Spot gold jumped 1.3 per cent to $US1,305.17 an ounce, having hit its highest since April 11 at $US1,306.64.

Bullion has risen by about 1.7 per cent so far this month and 1.6 per cent for the week.

US gold futures settled up 1.9 per cent at $US1,311.1.

“People are doing fear trade now and running towards gold,” said Michael Matousek, head trader at US Global Investors.

He noted investors were unsure of what Trump planned to do.

“That tells you need to have higher allocation to gold in your portfolios.”

Mexico’s president on Friday urged Trump to back down from threats to impose tariffs on its exports to the United States in a dispute over migration that could create a major economic shock for Mexico.

Wall Street’s main equity indexes fell sharply, hit by fears that Trump’s threat could prove the trigger that pushes the world’s largest economy into recession.

US car makers and manufacturers were among the worst hit, having built vehicles in Mexico for years, taking advantage of its cheap labour, trade deals and proximity to the United States.

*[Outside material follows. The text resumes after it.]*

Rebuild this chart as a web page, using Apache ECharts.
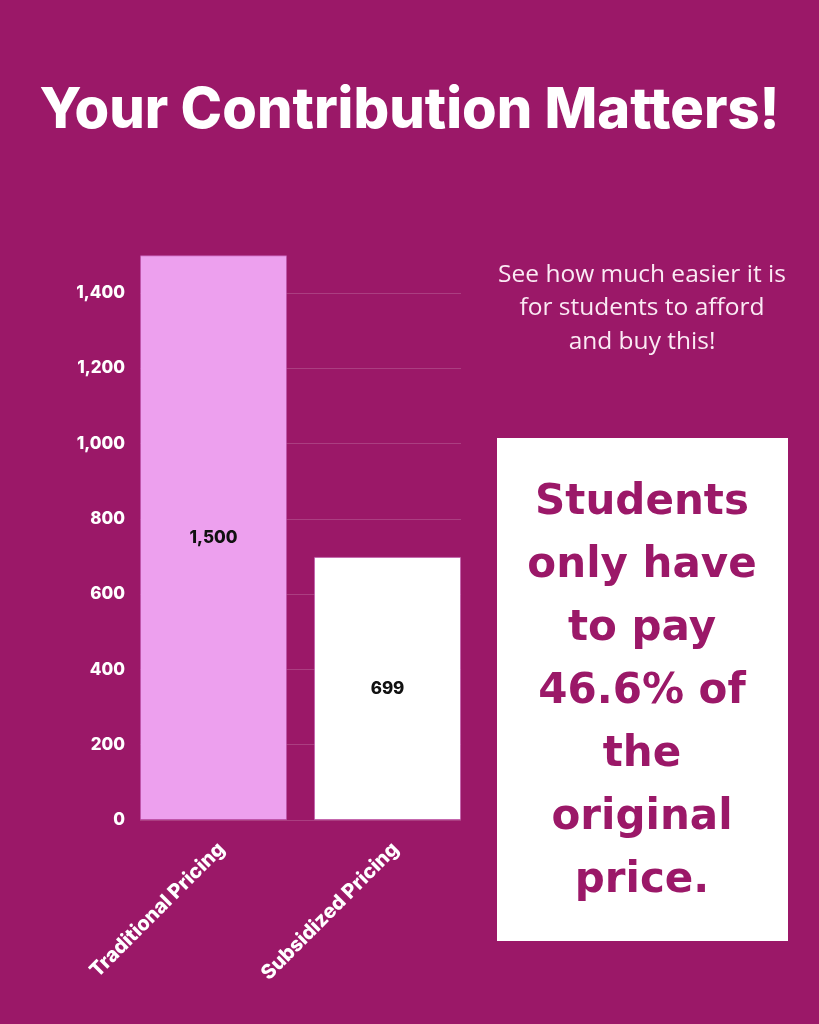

“The (US) dollar index is still in the 98-area, which is normally a headwind for gold but because of the extreme stock tumbling, it seems to be ignoring the normal headwind,” said George Gero, managing director at RBC Wealth Management.

“Gold is probably going to stay in this $US1,300 area as long as the selloff (in equities) continues.”

The US dollar index, tracking the greenback against a basket of six currencies, was down 0.3 per cent but was on track for a fourth month of gains.

Meanwhile, expectations of a cut in interest rates by the US Federal Reserve increased after recent weak economic readings from the US added to concerns raised by the prolonged US-China trade dispute.

Lower interest rates would support gold because they reduce the opportunity cost of holding non-yielding bullion.

Elsewhere, concerns in the car sector rubbed off on palladium prices which marked its worst day since May 15.

The emissions reducing auto-catalyst metal slipped 2.5 per cent to $US1,333.01 per ounce and was down about 3.9 per cent for the month.

Silver rose 0.3 per cent to $US14.56 an ounce but looked poised to register a fourth consecutive monthly loss.

Platinum fell 0.3 per cent at $US789 and was on track for its biggest monthly loss since November 2015, down 10 per cent.